The arpeggiated synth backline, the bouncing sharpness of the drums – Temptation is New Order at their very best. The song wasn’t created that long after Ceremony, yet it marks a complete shift in their sound, from sparse and guitar-led to layered and synth-led. This is also the first of their 12” singles where Sumner has found his own singing style, rather than imitating Ian Curtis’.

Blue Monday (FAC 73, 1983)

The New Order 12” that had the biggest impact on the dance music world, Blue Monday still sounds as fresh today as it did almost four decades ago. It also still remains the best-selling 12” single of all time – and, due to its die-cut sleeve, one of the most expensive to produce. It’s one of those rare, game-changing musical moments where all the disjointed parts come together and make something special.

Thieves Like Us (FAC 103, 1984)

Synths that really sound like synths. Thieves Like Us is precision-engineered pop in the best possible way. Peter Hook’s trademark bass can still be heard weaving its way throughout the track, but the lyrics and the warmth of the synthesisers make Thieves Like Us an essential moment in New Order’s career. Having previously released 12” singles designed with the dancefloor in mind, this is another successful step into different territory.

The Perfect Kiss (FAC 123, 1985)

Whil the album version of the track is under five minutes long, the full 12” version – and it’s glorious accompanying video – is the true masterpiece. Every member of New Order is at the top of their game on The Perfect Kiss, with Sumner’s lyrics fitting perfectly with the energy of the track.
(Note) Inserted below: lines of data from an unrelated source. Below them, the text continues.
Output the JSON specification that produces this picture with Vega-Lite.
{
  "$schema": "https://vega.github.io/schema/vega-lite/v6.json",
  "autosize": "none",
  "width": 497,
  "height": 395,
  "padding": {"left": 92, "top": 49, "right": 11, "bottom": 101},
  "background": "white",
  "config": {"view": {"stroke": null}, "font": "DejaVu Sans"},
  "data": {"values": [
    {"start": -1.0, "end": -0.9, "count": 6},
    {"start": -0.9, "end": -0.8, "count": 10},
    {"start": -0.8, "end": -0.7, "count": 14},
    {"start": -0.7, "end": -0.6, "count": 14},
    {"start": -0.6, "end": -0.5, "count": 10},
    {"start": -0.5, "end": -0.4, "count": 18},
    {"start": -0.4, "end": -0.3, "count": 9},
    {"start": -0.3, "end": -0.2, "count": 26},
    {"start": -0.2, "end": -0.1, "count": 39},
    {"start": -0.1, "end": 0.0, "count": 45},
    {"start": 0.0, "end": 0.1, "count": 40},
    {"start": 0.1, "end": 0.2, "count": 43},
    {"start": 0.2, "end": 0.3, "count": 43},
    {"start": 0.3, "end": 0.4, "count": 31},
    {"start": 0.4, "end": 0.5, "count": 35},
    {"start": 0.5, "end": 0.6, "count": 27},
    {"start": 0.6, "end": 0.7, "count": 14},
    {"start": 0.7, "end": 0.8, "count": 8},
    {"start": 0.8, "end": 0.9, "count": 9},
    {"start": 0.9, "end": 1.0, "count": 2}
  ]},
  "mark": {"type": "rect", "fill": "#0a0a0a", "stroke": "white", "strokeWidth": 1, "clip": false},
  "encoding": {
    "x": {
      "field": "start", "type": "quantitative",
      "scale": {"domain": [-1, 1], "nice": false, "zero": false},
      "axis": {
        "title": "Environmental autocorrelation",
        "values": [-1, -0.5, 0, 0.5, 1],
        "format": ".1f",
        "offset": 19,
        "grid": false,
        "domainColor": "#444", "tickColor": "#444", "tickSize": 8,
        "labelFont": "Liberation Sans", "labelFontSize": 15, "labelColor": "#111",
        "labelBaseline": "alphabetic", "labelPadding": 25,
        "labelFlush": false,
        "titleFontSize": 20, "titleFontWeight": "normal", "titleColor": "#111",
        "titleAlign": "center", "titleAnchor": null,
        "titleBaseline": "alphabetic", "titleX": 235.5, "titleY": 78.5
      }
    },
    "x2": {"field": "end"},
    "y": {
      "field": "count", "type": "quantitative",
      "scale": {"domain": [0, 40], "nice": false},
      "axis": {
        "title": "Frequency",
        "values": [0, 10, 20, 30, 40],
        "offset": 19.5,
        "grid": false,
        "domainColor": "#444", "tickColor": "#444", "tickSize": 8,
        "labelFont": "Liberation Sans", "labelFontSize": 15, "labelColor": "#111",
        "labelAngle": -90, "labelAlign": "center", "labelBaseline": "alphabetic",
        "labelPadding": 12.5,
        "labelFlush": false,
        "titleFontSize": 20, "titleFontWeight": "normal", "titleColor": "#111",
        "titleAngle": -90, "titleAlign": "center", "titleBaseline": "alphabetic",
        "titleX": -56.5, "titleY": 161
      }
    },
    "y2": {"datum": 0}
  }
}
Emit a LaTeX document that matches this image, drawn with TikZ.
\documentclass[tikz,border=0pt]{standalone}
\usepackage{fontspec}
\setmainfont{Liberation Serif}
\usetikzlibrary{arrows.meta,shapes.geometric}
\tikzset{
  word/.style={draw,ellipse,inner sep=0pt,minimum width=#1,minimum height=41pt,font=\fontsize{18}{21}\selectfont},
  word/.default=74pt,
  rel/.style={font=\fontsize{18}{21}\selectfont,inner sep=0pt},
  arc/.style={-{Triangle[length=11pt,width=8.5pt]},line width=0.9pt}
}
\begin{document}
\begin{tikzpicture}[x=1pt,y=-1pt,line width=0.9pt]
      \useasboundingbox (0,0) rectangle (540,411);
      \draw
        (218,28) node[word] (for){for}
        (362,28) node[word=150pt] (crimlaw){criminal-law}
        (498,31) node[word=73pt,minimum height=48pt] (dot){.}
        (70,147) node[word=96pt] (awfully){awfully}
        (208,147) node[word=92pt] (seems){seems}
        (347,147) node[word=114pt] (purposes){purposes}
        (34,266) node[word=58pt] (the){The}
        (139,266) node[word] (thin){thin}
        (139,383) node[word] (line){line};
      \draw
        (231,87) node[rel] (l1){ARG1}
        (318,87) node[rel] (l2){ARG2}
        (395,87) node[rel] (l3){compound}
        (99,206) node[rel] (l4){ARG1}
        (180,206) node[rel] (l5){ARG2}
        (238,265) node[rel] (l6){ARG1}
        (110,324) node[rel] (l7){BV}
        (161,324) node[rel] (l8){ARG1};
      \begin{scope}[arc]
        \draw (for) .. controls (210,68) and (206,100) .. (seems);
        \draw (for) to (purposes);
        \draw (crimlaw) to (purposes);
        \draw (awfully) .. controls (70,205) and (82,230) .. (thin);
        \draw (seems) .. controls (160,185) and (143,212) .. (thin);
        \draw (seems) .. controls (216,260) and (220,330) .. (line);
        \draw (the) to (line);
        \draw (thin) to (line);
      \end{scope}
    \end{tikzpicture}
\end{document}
The musical ambition and energy throughout are palpable, and just when you thought there weren’t enough layers of sound in the mix, there’s a break with frogs croaking.

Bizarre Love Triangle (FAC 163, 1986)

Bizzare Love Triangle is unforgettable. The 12” version builds with orchestra hits and drum pad stabs until all the elements come together in a tightly wound bundle that never veers off course. Choral synth effects would seem like a step too far in most tracks, but here they’re key to the song’s power. It’s one of New Order’s most influential tracks, being covered by a whole host of artists over the years – including a truly awful version by The Black Eyed Peas.

True Faith (FAC 183, 1987)

Originally recorded in specifically for the Substance compilation, the True Faith 12” single stands its own ground when it’s piled in with the rest. The chorus is one of New Order’s strongest and, again, saw the band moving towards different territory. This isn’t a dancefloor classic, nor is it a stripped-back synth track. Lyrically, it’s reflective, but it retains a driven energy throughout.